### The exercise
Make an exact copy of the records, with the images left out.

* Start *

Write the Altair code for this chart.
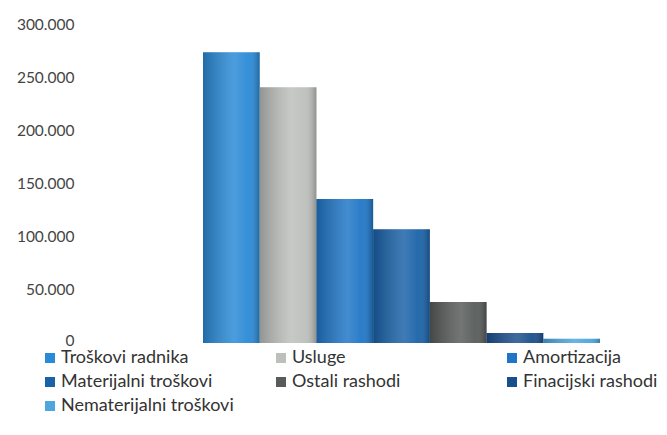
import altair as alt
import pandas as pd

categories = ["Troškovi radnika", "Usluge", "Amortizacija", "Materijalni troškovi",
              "Ostali rashodi", "Finacijski rashodi", "Nematerijalni troškovi"]
values = [273500, 240500, 135500, 107000, 38500, 9500, 4000]
colors = ["#2a8ad6", "#bdbfbc", "#1f76c6", "#1a62a8", "#575b59", "#1b4e8c", "#4ea6de"]
y_ticks = [0, 50000, 100000, 150000, 200000, 250000, 300000]

df = pd.DataFrame({"kategorija": categories, "vrijednost": values})

FONT = "Lato"

xscale = alt.Scale(domain=categories, paddingInner=0, paddingOuter=0, range=[121, 518])
yscale = alt.Scale(domain=[0, 300000])

base = alt.Chart(df)

bars = base.mark_bar().encode(
    x=alt.X("kategorija:N", scale=xscale, axis=None, sort=categories),
    y=alt.Y("vrijednost:Q", scale=yscale,
            axis=alt.Axis(values=y_ticks, title=None, grid=False, domain=False, ticks=False,
                          labelPadding=8, labelFontSize=15.5, labelColor="#444444", labelFont=FONT,
                          labelOffset={"condition": {"test": "datum.value === 0", "value": -3}, "value": 0},
                          labelExpr="replace(format(datum.value, ','), ',', '.')")),
    color=alt.Color("kategorija:N", scale=alt.Scale(domain=categories, range=colors),
                    legend=alt.Legend(title=None, orient="none", legendX=-41, legendY=325,
                                      direction="horizontal",
                                      columns=3, gridAlign="all", columnPadding=38, rowPadding=6,
                                      symbolType="square", symbolSize=100, symbolStrokeWidth=0,
                                      labelFontSize=18, labelFont=FONT, labelColor="#333333",
                                      labelLimit=300, symbolOffset=0, labelOffset=2)),
)

shade = base.mark_bar(
    fill=alt.Gradient(
        gradient="linear", x1=0, x2=1, y1=0, y2=0,
        stops=[alt.GradientStop(offset=0, color="rgba(0,0,0,0.22)"),
               alt.GradientStop(offset=0.55, color="rgba(255,255,255,0.16)"),
               alt.GradientStop(offset=0.8, color="rgba(255,255,255,0.05)"),
               alt.GradientStop(offset=1, color="rgba(0,0,0,0.25)")])
).encode(
    x=alt.X("kategorija:N", scale=xscale, axis=None, sort=categories),
    y=alt.Y("vrijednost:Q", scale=yscale),
)

chart = alt.layer(bars, shade).properties(
    width=565, height=319,
    padding={"left": 8, "top": 9, "right": 0, "bottom": 0},
    background="#ffffff",
).configure_view(stroke=None)

chart.save("out.html", embed_options={"renderer": "svg", "actions": False})
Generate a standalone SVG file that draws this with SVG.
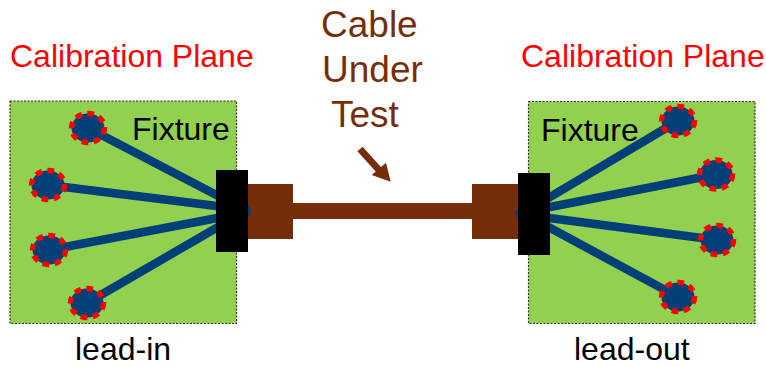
<svg xmlns="http://www.w3.org/2000/svg" width="766" height="367" viewBox="0 0 766 367">
<style>
text{font-family:"Liberation Sans",Arial,sans-serif;font-size:32px}
.board{fill:#92d050;stroke:#333;stroke-width:1.2;stroke-dasharray:2 1.5}
.pad{fill:#003f78;stroke:#ff0000;stroke-width:5.5;stroke-dasharray:6.5 5.5}
.wire{stroke:#003f78;stroke-width:8.5;fill:none}
.brown{fill:#762e0a}
.red{fill:#ff0000}
.blk{fill:#000}
.bt{fill:#762e0a;font-size:37px}
</style>
<rect width="766" height="367" fill="#fff"/>
<g id="fixture-left"><rect class="board" x="10" y="101" width="226.5" height="222.5"/><text class="blk" x="132" y="140">Fixture</text></g>
<g id="fixture-right"><rect class="board" x="528.5" y="101.5" width="226.5" height="222"/><text class="blk" x="541" y="141">Fixture</text></g>
<g id="cable"><rect class="brown" x="293" y="203" width="179" height="16"/><rect class="brown" x="248" y="184" width="45" height="55"/><rect class="brown" x="472" y="184" width="46" height="55"/></g>
<g id="connectors">
<path class="wire" d="M88 128L249 212M48 185L249 210M49 250L249 212M87 303L249 209"/>
<path class="wire" d="M678 121L517 216.600M716 174.500L517 213.500M717 240L517 213.700M678 297L517 210"/>
<path d="M360 149L379 170" stroke="#762e0a" stroke-width="7" fill="none"/>
<path class="brown" d="M386 162.700L390.700 181.700L371.700 175Z"/>
</g>
<g id="connector-left"><rect class="blk" x="216" y="170" width="32" height="82"/></g>
<g id="connector-right"><rect class="blk" x="518" y="173" width="32" height="82"/></g>
<g id="pads-left"><ellipse class="pad" cx="88" cy="128" rx="16.500" ry="14.500"/><ellipse class="pad" cx="48" cy="185" rx="16.500" ry="14.500"/><ellipse class="pad" cx="49" cy="250" rx="16.500" ry="14.500"/><ellipse class="pad" cx="87" cy="303" rx="16.500" ry="14.500"/></g>
<g id="pads-right"><ellipse class="pad" cx="678" cy="121" rx="16.500" ry="14.500"/><ellipse class="pad" cx="716" cy="174.500" rx="16.500" ry="14.500"/><ellipse class="pad" cx="717" cy="240" rx="16.500" ry="14.500"/><ellipse class="pad" cx="678" cy="297" rx="16.500" ry="14.500"/></g>
<g id="labels">
<text class="red" x="10" y="67">Calibration Plane</text>
<text class="red" x="521" y="67">Calibration Plane</text>
<text class="blk" x="75" y="360">lead-in</text>
<text class="blk" x="574" y="360">lead-out</text>
<text class="bt" x="321" y="37">Cable</text>
<text class="bt" x="322" y="82">Under</text>
<text class="bt" x="331" y="127">Test</text>
</g>
</svg>
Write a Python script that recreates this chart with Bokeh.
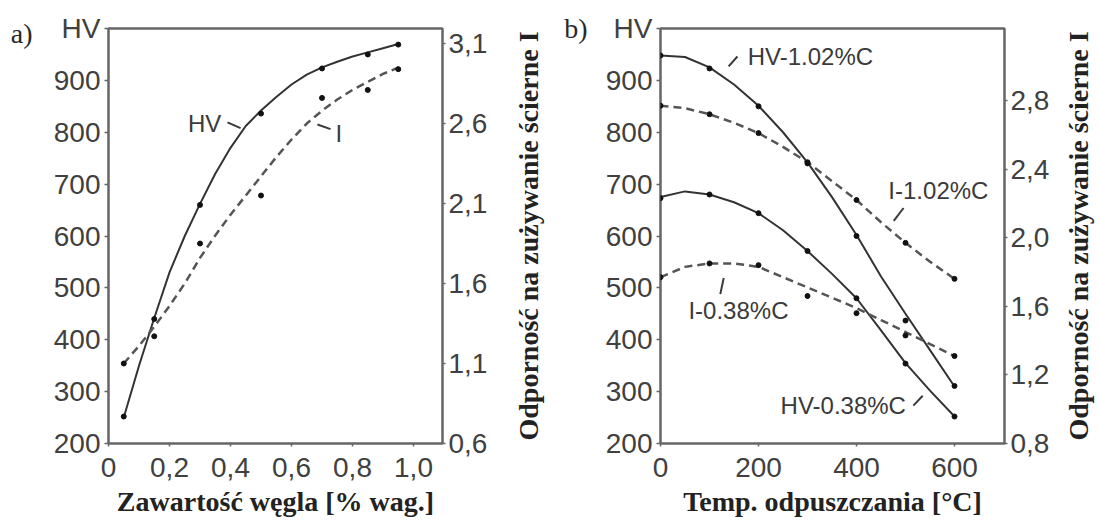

* End *

### Answer to the problem
Write the Altair code for this chart.
import altair as alt
import pandas as pd

categories = ["Troškovi radnika", "Usluge", "Amortizacija", "Materijalni troškovi",
              "Ostali rashodi", "Finacijski rashodi", "Nematerijalni troškovi"]
values = [273500, 240500, 135500, 107000, 38500, 9500, 4000]
colors = ["#2a8ad6", "#bdbfbc", "#1f76c6", "#1a62a8", "#575b59", "#1b4e8c", "#4ea6de"]
y_ticks = [0, 50000, 100000, 150000, 200000, 250000, 300000]

df = pd.DataFrame({"kategorija": categories, "vrijednost": values})

FONT = "Lato"

xscale = alt.Scale(domain=categories, paddingInner=0, paddingOuter=0, range=[121, 518])
yscale = alt.Scale(domain=[0, 300000])

base = alt.Chart(df)

bars = base.mark_bar().encode(
    x=alt.X("kategorija:N", scale=xscale, axis=None, sort=categories),
    y=alt.Y("vrijednost:Q", scale=yscale,
            axis=alt.Axis(values=y_ticks, title=None, grid=False, domain=False, ticks=False,
                          labelPadding=8, labelFontSize=15.5, labelColor="#444444", labelFont=FONT,
                          labelOffset={"condition": {"test": "datum.value === 0", "value": -3}, "value": 0},
                          labelExpr="replace(format(datum.value, ','), ',', '.')")),
    color=alt.Color("kategorija:N", scale=alt.Scale(domain=categories, range=colors),
                    legend=alt.Legend(title=None, orient="none", legendX=-41, legendY=325,
                                      direction="horizontal",
                                      columns=3, gridAlign="all", columnPadding=38, rowPadding=6,
                                      symbolType="square", symbolSize=100, symbolStrokeWidth=0,
                                      labelFontSize=18, labelFont=FONT, labelColor="#333333",
                                      labelLimit=300, symbolOffset=0, labelOffset=2)),
)

shade = base.mark_bar(
    fill=alt.Gradient(
        gradient="linear", x1=0, x2=1, y1=0, y2=0,
        stops=[alt.GradientStop(offset=0, color="rgba(0,0,0,0.22)"),
               alt.GradientStop(offset=0.55, color="rgba(255,255,255,0.16)"),
               alt.GradientStop(offset=0.8, color="rgba(255,255,255,0.05)"),
               alt.GradientStop(offset=1, color="rgba(0,0,0,0.25)")])
).encode(
    x=alt.X("kategorija:N", scale=xscale, axis=None, sort=categories),
    y=alt.Y("vrijednost:Q", scale=yscale),
)

chart = alt.layer(bars, shade).properties(
    width=565, height=319,
    padding={"left": 8, "top": 9, "right": 0, "bottom": 0},
    background="#ffffff",
).configure_view(stroke=None)

chart.save("out.html", embed_options={"renderer": "svg", "actions": False})
Generate a standalone SVG file that draws this with SVG.
<svg xmlns="http://www.w3.org/2000/svg" width="766" height="367" viewBox="0 0 766 367">
<style>
text{font-family:"Liberation Sans",Arial,sans-serif;font-size:32px}
.board{fill:#92d050;stroke:#333;stroke-width:1.2;stroke-dasharray:2 1.5}
.pad{fill:#003f78;stroke:#ff0000;stroke-width:5.5;stroke-dasharray:6.5 5.5}
.wire{stroke:#003f78;stroke-width:8.5;fill:none}
.brown{fill:#762e0a}
.red{fill:#ff0000}
.blk{fill:#000}
.bt{fill:#762e0a;font-size:37px}
</style>
<rect width="766" height="367" fill="#fff"/>
<g id="fixture-left"><rect class="board" x="10" y="101" width="226.5" height="222.5"/><text class="blk" x="132" y="140">Fixture</text></g>
<g id="fixture-right"><rect class="board" x="528.5" y="101.5" width="226.5" height="222"/><text class="blk" x="541" y="141">Fixture</text></g>
<g id="cable"><rect class="brown" x="293" y="203" width="179" height="16"/><rect class="brown" x="248" y="184" width="45" height="55"/><rect class="brown" x="472" y="184" width="46" height="55"/></g>
<g id="connectors">
<path class="wire" d="M88 128L249 212M48 185L249 210M49 250L249 212M87 303L249 209"/>
<path class="wire" d="M678 121L517 216.600M716 174.500L517 213.500M717 240L517 213.700M678 297L517 210"/>
<path d="M360 149L379 170" stroke="#762e0a" stroke-width="7" fill="none"/>
<path class="brown" d="M386 162.700L390.700 181.700L371.700 175Z"/>
</g>
<g id="connector-left"><rect class="blk" x="216" y="170" width="32" height="82"/></g>
<g id="connector-right"><rect class="blk" x="518" y="173" width="32" height="82"/></g>
<g id="pads-left"><ellipse class="pad" cx="88" cy="128" rx="16.500" ry="14.500"/><ellipse class="pad" cx="48" cy="185" rx="16.500" ry="14.500"/><ellipse class="pad" cx="49" cy="250" rx="16.500" ry="14.500"/><ellipse class="pad" cx="87" cy="303" rx="16.500" ry="14.500"/></g>
<g id="pads-right"><ellipse class="pad" cx="678" cy="121" rx="16.500" ry="14.500"/><ellipse class="pad" cx="716" cy="174.500" rx="16.500" ry="14.500"/><ellipse class="pad" cx="717" cy="240" rx="16.500" ry="14.500"/><ellipse class="pad" cx="678" cy="297" rx="16.500" ry="14.500"/></g>
<g id="labels">
<text class="red" x="10" y="67">Calibration Plane</text>
<text class="red" x="521" y="67">Calibration Plane</text>
<text class="blk" x="75" y="360">lead-in</text>
<text class="blk" x="574" y="360">lead-out</text>
<text class="bt" x="321" y="37">Cable</text>
<text class="bt" x="322" y="82">Under</text>
<text class="bt" x="331" y="127">Test</text>
</g>
</svg>
Write a Python script that recreates this chart with Bokeh.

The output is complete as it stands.